→ **Written request**: Give every line back verbatim, dropping all images.

→ **Data lines**:
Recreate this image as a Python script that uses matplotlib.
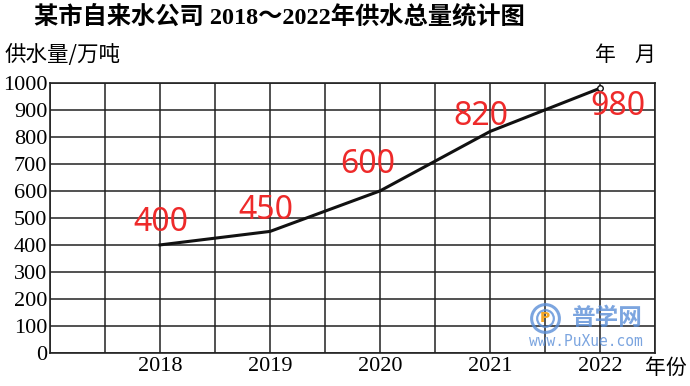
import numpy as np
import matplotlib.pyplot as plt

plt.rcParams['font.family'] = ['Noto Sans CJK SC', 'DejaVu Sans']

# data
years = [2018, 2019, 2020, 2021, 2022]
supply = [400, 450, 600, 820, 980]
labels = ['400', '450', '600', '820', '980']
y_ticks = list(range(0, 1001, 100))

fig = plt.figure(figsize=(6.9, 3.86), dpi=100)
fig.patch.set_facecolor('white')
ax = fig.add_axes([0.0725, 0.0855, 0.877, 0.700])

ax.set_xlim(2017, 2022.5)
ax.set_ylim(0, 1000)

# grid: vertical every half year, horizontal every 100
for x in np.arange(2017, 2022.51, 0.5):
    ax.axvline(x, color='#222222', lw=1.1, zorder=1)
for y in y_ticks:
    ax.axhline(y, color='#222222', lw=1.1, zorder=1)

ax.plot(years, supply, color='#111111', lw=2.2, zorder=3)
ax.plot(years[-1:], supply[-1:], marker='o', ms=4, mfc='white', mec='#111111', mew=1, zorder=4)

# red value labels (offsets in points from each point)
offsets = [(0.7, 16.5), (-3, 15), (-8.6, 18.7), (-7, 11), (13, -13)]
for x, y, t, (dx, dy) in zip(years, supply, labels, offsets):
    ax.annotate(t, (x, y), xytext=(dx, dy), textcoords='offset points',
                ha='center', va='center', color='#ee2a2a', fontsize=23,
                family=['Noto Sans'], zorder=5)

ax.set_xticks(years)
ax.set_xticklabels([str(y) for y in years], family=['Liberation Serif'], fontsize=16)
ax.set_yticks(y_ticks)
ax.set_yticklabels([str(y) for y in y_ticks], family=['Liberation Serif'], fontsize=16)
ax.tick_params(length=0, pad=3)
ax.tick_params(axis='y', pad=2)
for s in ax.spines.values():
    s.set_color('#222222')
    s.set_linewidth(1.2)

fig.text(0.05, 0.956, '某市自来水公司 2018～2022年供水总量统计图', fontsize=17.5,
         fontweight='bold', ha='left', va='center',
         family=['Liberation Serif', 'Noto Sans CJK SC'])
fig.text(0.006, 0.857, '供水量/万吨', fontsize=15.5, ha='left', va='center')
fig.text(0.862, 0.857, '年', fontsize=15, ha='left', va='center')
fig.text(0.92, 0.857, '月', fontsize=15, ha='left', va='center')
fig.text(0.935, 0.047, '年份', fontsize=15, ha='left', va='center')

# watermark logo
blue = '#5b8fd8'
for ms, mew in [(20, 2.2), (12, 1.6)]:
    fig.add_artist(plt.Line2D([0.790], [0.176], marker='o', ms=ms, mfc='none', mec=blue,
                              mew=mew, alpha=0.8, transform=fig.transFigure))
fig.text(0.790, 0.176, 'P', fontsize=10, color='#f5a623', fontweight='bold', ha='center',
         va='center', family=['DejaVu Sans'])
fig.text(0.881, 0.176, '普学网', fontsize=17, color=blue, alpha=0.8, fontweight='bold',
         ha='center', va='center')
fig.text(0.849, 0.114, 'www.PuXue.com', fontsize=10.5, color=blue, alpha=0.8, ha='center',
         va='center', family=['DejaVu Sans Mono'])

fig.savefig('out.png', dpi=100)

→ **Exercise response**:
Recreate this image as a Python script that uses matplotlib.
import numpy as np
import matplotlib.pyplot as plt

plt.rcParams['font.family'] = ['Noto Sans CJK SC', 'DejaVu Sans']

# data
years = [2018, 2019, 2020, 2021, 2022]
supply = [400, 450, 600, 820, 980]
labels = ['400', '450', '600', '820', '980']
y_ticks = list(range(0, 1001, 100))

fig = plt.figure(figsize=(6.9, 3.86), dpi=100)
fig.patch.set_facecolor('white')
ax = fig.add_axes([0.0725, 0.0855, 0.877, 0.700])

ax.set_xlim(2017, 2022.5)
ax.set_ylim(0, 1000)

# grid: vertical every half year, horizontal every 100
for x in np.arange(2017, 2022.51, 0.5):
    ax.axvline(x, color='#222222', lw=1.1, zorder=1)
for y in y_ticks:
    ax.axhline(y, color='#222222', lw=1.1, zorder=1)

ax.plot(years, supply, color='#111111', lw=2.2, zorder=3)
ax.plot(years[-1:], supply[-1:], marker='o', ms=4, mfc='white', mec='#111111', mew=1, zorder=4)

# red value labels (offsets in points from each point)
offsets = [(0.7, 16.5), (-3, 15), (-8.6, 18.7), (-7, 11), (13, -13)]
for x, y, t, (dx, dy) in zip(years, supply, labels, offsets):
    ax.annotate(t, (x, y), xytext=(dx, dy), textcoords='offset points',
                ha='center', va='center', color='#ee2a2a', fontsize=23,
                family=['Noto Sans'], zorder=5)

ax.set_xticks(years)
ax.set_xticklabels([str(y) for y in years], family=['Liberation Serif'], fontsize=16)
ax.set_yticks(y_ticks)
ax.set_yticklabels([str(y) for y in y_ticks], family=['Liberation Serif'], fontsize=16)
ax.tick_params(length=0, pad=3)
ax.tick_params(axis='y', pad=2)
for s in ax.spines.values():
    s.set_color('#222222')
    s.set_linewidth(1.2)

fig.text(0.05, 0.956, '某市自来水公司 2018～2022年供水总量统计图', fontsize=17.5,
         fontweight='bold', ha='left', va='center',
         family=['Liberation Serif', 'Noto Sans CJK SC'])
fig.text(0.006, 0.857, '供水量/万吨', fontsize=15.5, ha='left', va='center')
fig.text(0.862, 0.857, '年', fontsize=15, ha='left', va='center')
fig.text(0.92, 0.857, '月', fontsize=15, ha='left', va='center')
fig.text(0.935, 0.047, '年份', fontsize=15, ha='left', va='center')

# watermark logo
blue = '#5b8fd8'
for ms, mew in [(20, 2.2), (12, 1.6)]:
    fig.add_artist(plt.Line2D([0.790], [0.176], marker='o', ms=ms, mfc='none', mec=blue,
                              mew=mew, alpha=0.8, transform=fig.transFigure))
fig.text(0.790, 0.176, 'P', fontsize=10, color='#f5a623', fontweight='bold', ha='center',
         va='center', family=['DejaVu Sans'])
fig.text(0.881, 0.176, '普学网', fontsize=17, color=blue, alpha=0.8, fontweight='bold',
         ha='center', va='center')
fig.text(0.849, 0.114, 'www.PuXue.com', fontsize=10.5, color=blue, alpha=0.8, ha='center',
         va='center', family=['DejaVu Sans Mono'])

fig.savefig('out.png', dpi=100)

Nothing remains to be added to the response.